■ **Data extract**
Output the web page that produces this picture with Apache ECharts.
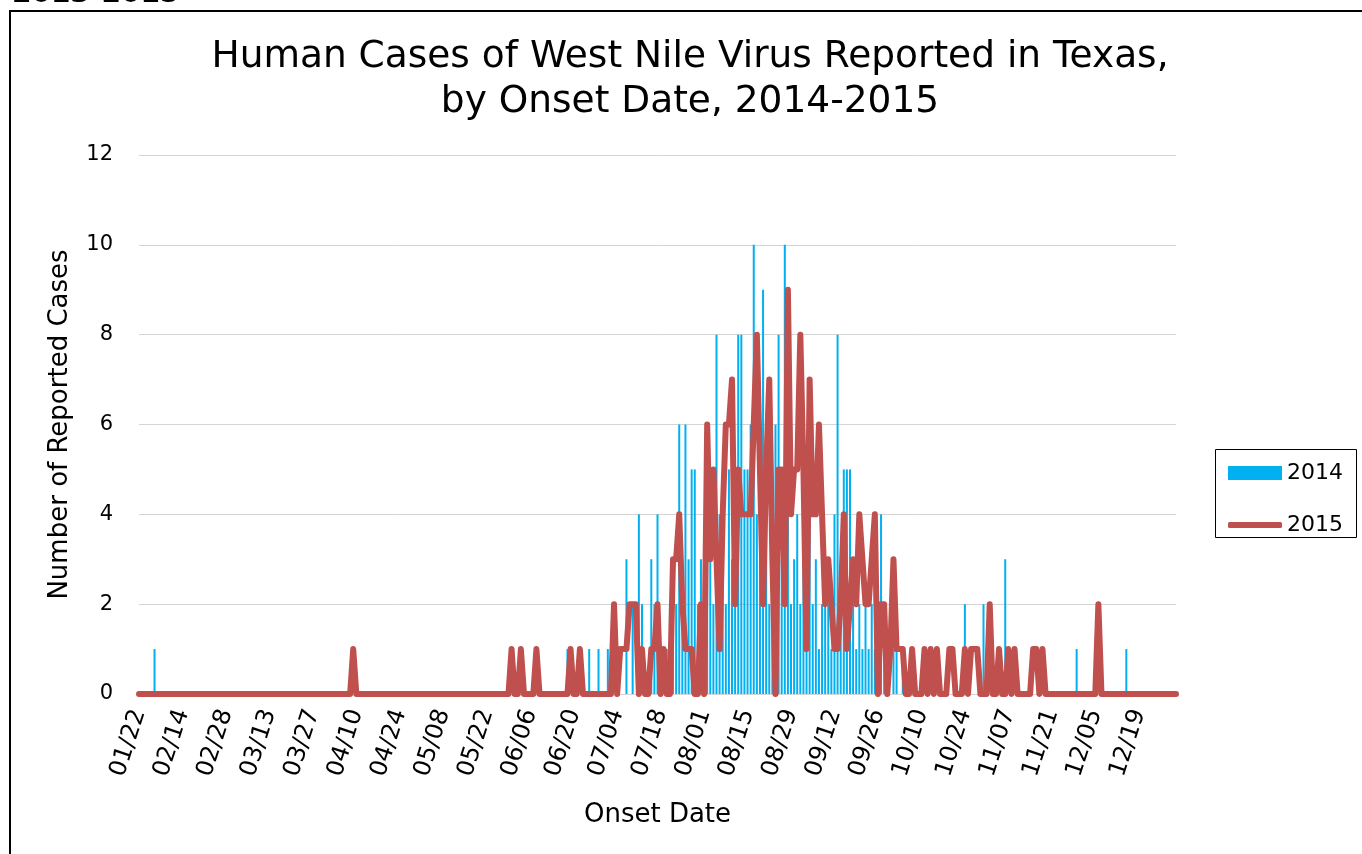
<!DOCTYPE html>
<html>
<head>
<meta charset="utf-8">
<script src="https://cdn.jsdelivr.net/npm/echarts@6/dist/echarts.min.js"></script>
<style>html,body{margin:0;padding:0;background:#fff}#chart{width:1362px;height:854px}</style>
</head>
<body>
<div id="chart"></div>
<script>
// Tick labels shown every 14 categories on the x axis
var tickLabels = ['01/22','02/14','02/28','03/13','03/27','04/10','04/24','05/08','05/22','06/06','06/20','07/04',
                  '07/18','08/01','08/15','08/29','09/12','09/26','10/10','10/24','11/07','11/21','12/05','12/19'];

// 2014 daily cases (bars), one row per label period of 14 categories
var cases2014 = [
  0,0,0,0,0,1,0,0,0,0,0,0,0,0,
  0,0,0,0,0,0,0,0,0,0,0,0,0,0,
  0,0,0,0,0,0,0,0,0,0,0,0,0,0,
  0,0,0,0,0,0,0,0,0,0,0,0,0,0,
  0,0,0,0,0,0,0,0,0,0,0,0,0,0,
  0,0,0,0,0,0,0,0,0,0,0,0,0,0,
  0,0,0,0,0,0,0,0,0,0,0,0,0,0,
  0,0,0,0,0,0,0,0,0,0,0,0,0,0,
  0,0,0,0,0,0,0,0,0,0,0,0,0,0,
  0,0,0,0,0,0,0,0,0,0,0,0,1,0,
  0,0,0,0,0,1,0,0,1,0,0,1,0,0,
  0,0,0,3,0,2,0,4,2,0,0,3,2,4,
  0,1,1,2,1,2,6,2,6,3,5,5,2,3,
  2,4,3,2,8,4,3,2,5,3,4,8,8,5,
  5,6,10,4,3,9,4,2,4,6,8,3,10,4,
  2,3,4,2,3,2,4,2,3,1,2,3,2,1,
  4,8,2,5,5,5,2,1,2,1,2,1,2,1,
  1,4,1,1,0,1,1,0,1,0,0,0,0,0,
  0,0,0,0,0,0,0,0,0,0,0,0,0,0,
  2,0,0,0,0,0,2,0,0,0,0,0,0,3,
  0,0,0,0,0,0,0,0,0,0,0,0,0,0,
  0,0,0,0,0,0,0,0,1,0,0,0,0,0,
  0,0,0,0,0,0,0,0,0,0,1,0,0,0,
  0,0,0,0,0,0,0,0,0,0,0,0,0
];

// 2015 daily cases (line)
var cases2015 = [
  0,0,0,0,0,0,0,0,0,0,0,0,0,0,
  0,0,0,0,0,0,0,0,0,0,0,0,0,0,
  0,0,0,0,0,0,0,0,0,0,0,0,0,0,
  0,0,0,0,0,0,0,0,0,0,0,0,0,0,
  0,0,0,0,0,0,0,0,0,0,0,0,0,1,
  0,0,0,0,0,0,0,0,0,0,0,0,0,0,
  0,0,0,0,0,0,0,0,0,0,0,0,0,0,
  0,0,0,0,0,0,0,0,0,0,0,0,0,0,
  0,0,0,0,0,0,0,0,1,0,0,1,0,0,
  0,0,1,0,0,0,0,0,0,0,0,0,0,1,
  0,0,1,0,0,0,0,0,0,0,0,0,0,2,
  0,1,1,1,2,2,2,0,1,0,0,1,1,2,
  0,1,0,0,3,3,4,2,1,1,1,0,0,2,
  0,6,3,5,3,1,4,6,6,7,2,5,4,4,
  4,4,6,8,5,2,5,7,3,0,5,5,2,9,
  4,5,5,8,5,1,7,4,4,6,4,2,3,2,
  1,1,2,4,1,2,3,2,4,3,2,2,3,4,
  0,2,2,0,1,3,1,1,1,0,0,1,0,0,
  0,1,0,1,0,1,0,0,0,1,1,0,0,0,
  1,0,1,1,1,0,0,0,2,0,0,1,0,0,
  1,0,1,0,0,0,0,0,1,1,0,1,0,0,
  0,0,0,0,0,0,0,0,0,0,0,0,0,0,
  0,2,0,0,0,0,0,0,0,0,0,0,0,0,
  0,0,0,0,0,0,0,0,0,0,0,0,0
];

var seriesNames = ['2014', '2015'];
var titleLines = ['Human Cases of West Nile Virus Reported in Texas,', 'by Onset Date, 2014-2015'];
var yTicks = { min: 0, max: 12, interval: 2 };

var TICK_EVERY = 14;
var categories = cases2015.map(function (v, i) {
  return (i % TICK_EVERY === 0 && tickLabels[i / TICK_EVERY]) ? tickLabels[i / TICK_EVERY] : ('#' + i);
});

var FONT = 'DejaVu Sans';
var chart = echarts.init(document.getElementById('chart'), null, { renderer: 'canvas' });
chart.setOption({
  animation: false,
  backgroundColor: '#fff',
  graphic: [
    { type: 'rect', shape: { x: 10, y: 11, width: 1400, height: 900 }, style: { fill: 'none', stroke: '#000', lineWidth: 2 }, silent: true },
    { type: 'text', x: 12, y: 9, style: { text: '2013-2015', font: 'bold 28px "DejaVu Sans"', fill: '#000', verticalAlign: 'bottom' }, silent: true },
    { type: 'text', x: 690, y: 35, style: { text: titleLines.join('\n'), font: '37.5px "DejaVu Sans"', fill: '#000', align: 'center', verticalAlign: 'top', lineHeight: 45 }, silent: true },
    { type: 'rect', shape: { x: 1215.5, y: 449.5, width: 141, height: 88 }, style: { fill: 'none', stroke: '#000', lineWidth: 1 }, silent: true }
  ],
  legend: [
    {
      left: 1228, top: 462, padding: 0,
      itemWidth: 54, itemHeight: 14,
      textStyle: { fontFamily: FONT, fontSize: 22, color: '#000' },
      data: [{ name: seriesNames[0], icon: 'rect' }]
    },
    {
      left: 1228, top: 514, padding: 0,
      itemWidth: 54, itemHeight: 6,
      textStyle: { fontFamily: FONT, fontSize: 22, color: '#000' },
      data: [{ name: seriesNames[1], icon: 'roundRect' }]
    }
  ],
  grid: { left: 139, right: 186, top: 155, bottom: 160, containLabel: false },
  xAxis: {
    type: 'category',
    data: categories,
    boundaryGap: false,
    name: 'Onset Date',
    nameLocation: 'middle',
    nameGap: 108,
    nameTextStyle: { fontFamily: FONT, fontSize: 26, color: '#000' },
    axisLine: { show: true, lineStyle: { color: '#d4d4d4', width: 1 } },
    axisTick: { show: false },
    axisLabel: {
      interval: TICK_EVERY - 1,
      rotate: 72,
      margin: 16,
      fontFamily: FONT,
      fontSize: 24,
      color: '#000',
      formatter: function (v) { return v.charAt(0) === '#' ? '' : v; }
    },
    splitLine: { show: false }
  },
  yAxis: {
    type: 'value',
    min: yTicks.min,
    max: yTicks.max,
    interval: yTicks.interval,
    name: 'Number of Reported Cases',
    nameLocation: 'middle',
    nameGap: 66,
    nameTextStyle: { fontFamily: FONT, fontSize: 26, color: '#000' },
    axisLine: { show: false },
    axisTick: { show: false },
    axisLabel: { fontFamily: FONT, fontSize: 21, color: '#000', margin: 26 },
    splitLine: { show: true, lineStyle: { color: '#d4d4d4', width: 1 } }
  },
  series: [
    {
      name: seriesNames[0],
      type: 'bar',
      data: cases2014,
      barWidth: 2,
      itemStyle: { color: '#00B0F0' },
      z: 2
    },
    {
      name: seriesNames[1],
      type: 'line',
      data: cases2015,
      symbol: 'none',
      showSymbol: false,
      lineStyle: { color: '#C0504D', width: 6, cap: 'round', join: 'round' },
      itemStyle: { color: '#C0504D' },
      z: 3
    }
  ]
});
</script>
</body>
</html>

■ **Task prompt**
Leaving out the pictures, repeat the data above exactly.

■ **Task output**
Output the web page that produces this picture with Apache ECharts.
<!DOCTYPE html>
<html>
<head>
<meta charset="utf-8">
<script src="https://cdn.jsdelivr.net/npm/echarts@6/dist/echarts.min.js"></script>
<style>html,body{margin:0;padding:0;background:#fff}#chart{width:1362px;height:854px}</style>
</head>
<body>
<div id="chart"></div>
<script>
// Tick labels shown every 14 categories on the x axis
var tickLabels = ['01/22','02/14','02/28','03/13','03/27','04/10','04/24','05/08','05/22','06/06','06/20','07/04',
                  '07/18','08/01','08/15','08/29','09/12','09/26','10/10','10/24','11/07','11/21','12/05','12/19'];

// 2014 daily cases (bars), one row per label period of 14 categories
var cases2014 = [
  0,0,0,0,0,1,0,0,0,0,0,0,0,0,
  0,0,0,0,0,0,0,0,0,0,0,0,0,0,
  0,0,0,0,0,0,0,0,0,0,0,0,0,0,
  0,0,0,0,0,0,0,0,0,0,0,0,0,0,
  0,0,0,0,0,0,0,0,0,0,0,0,0,0,
  0,0,0,0,0,0,0,0,0,0,0,0,0,0,
  0,0,0,0,0,0,0,0,0,0,0,0,0,0,
  0,0,0,0,0,0,0,0,0,0,0,0,0,0,
  0,0,0,0,0,0,0,0,0,0,0,0,0,0,
  0,0,0,0,0,0,0,0,0,0,0,0,1,0,
  0,0,0,0,0,1,0,0,1,0,0,1,0,0,
  0,0,0,3,0,2,0,4,2,0,0,3,2,4,
  0,1,1,2,1,2,6,2,6,3,5,5,2,3,
  2,4,3,2,8,4,3,2,5,3,4,8,8,5,
  5,6,10,4,3,9,4,2,4,6,8,3,10,4,
  2,3,4,2,3,2,4,2,3,1,2,3,2,1,
  4,8,2,5,5,5,2,1,2,1,2,1,2,1,
  1,4,1,1,0,1,1,0,1,0,0,0,0,0,
  0,0,0,0,0,0,0,0,0,0,0,0,0,0,
  2,0,0,0,0,0,2,0,0,0,0,0,0,3,
  0,0,0,0,0,0,0,0,0,0,0,0,0,0,
  0,0,0,0,0,0,0,0,1,0,0,0,0,0,
  0,0,0,0,0,0,0,0,0,0,1,0,0,0,
  0,0,0,0,0,0,0,0,0,0,0,0,0
];

// 2015 daily cases (line)
var cases2015 = [
  0,0,0,0,0,0,0,0,0,0,0,0,0,0,
  0,0,0,0,0,0,0,0,0,0,0,0,0,0,
  0,0,0,0,0,0,0,0,0,0,0,0,0,0,
  0,0,0,0,0,0,0,0,0,0,0,0,0,0,
  0,0,0,0,0,0,0,0,0,0,0,0,0,1,
  0,0,0,0,0,0,0,0,0,0,0,0,0,0,
  0,0,0,0,0,0,0,0,0,0,0,0,0,0,
  0,0,0,0,0,0,0,0,0,0,0,0,0,0,
  0,0,0,0,0,0,0,0,1,0,0,1,0,0,
  0,0,1,0,0,0,0,0,0,0,0,0,0,1,
  0,0,1,0,0,0,0,0,0,0,0,0,0,2,
  0,1,1,1,2,2,2,0,1,0,0,1,1,2,
  0,1,0,0,3,3,4,2,1,1,1,0,0,2,
  0,6,3,5,3,1,4,6,6,7,2,5,4,4,
  4,4,6,8,5,2,5,7,3,0,5,5,2,9,
  4,5,5,8,5,1,7,4,4,6,4,2,3,2,
  1,1,2,4,1,2,3,2,4,3,2,2,3,4,
  0,2,2,0,1,3,1,1,1,0,0,1,0,0,
  0,1,0,1,0,1,0,0,0,1,1,0,0,0,
  1,0,1,1,1,0,0,0,2,0,0,1,0,0,
  1,0,1,0,0,0,0,0,1,1,0,1,0,0,
  0,0,0,0,0,0,0,0,0,0,0,0,0,0,
  0,2,0,0,0,0,0,0,0,0,0,0,0,0,
  0,0,0,0,0,0,0,0,0,0,0,0,0
];

var seriesNames = ['2014', '2015'];
var titleLines = ['Human Cases of West Nile Virus Reported in Texas,', 'by Onset Date, 2014-2015'];
var yTicks = { min: 0, max: 12, interval: 2 };

var TICK_EVERY = 14;
var categories = cases2015.map(function (v, i) {
  return (i % TICK_EVERY === 0 && tickLabels[i / TICK_EVERY]) ? tickLabels[i / TICK_EVERY] : ('#' + i);
});

var FONT = 'DejaVu Sans';
var chart = echarts.init(document.getElementById('chart'), null, { renderer: 'canvas' });
chart.setOption({
  animation: false,
  backgroundColor: '#fff',
  graphic: [
    { type: 'rect', shape: { x: 10, y: 11, width: 1400, height: 900 }, style: { fill: 'none', stroke: '#000', lineWidth: 2 }, silent: true },
    { type: 'text', x: 12, y: 9, style: { text: '2013-2015', font: 'bold 28px "DejaVu Sans"', fill: '#000', verticalAlign: 'bottom' }, silent: true },
    { type: 'text', x: 690, y: 35, style: { text: titleLines.join('\n'), font: '37.5px "DejaVu Sans"', fill: '#000', align: 'center', verticalAlign: 'top', lineHeight: 45 }, silent: true },
    { type: 'rect', shape: { x: 1215.5, y: 449.5, width: 141, height: 88 }, style: { fill: 'none', stroke: '#000', lineWidth: 1 }, silent: true }
  ],
  legend: [
    {
      left: 1228, top: 462, padding: 0,
      itemWidth: 54, itemHeight: 14,
      textStyle: { fontFamily: FONT, fontSize: 22, color: '#000' },
      data: [{ name: seriesNames[0], icon: 'rect' }]
    },
    {
      left: 1228, top: 514, padding: 0,
      itemWidth: 54, itemHeight: 6,
      textStyle: { fontFamily: FONT, fontSize: 22, color: '#000' },
      data: [{ name: seriesNames[1], icon: 'roundRect' }]
    }
  ],
  grid: { left: 139, right: 186, top: 155, bottom: 160, containLabel: false },
  xAxis: {
    type: 'category',
    data: categories,
    boundaryGap: false,
    name: 'Onset Date',
    nameLocation: 'middle',
    nameGap: 108,
    nameTextStyle: { fontFamily: FONT, fontSize: 26, color: '#000' },
    axisLine: { show: true, lineStyle: { color: '#d4d4d4', width: 1 } },
    axisTick: { show: false },
    axisLabel: {
      interval: TICK_EVERY - 1,
      rotate: 72,
      margin: 16,
      fontFamily: FONT,
      fontSize: 24,
      color: '#000',
      formatter: function (v) { return v.charAt(0) === '#' ? '' : v; }
    },
    splitLine: { show: false }
  },
  yAxis: {
    type: 'value',
    min: yTicks.min,
    max: yTicks.max,
    interval: yTicks.interval,
    name: 'Number of Reported Cases',
    nameLocation: 'middle',
    nameGap: 66,
    nameTextStyle: { fontFamily: FONT, fontSize: 26, color: '#000' },
    axisLine: { show: false },
    axisTick: { show: false },
    axisLabel: { fontFamily: FONT, fontSize: 21, color: '#000', margin: 26 },
    splitLine: { show: true, lineStyle: { color: '#d4d4d4', width: 1 } }
  },
  series: [
    {
      name: seriesNames[0],
      type: 'bar',
      data: cases2014,
      barWidth: 2,
      itemStyle: { color: '#00B0F0' },
      z: 2
    },
    {
      name: seriesNames[1],
      type: 'line',
      data: cases2015,
      symbol: 'none',
      showSymbol: false,
      lineStyle: { color: '#C0504D', width: 6, cap: 'round', join: 'round' },
      itemStyle: { color: '#C0504D' },
      z: 3
    }
  ]
});
</script>
</body>
</html>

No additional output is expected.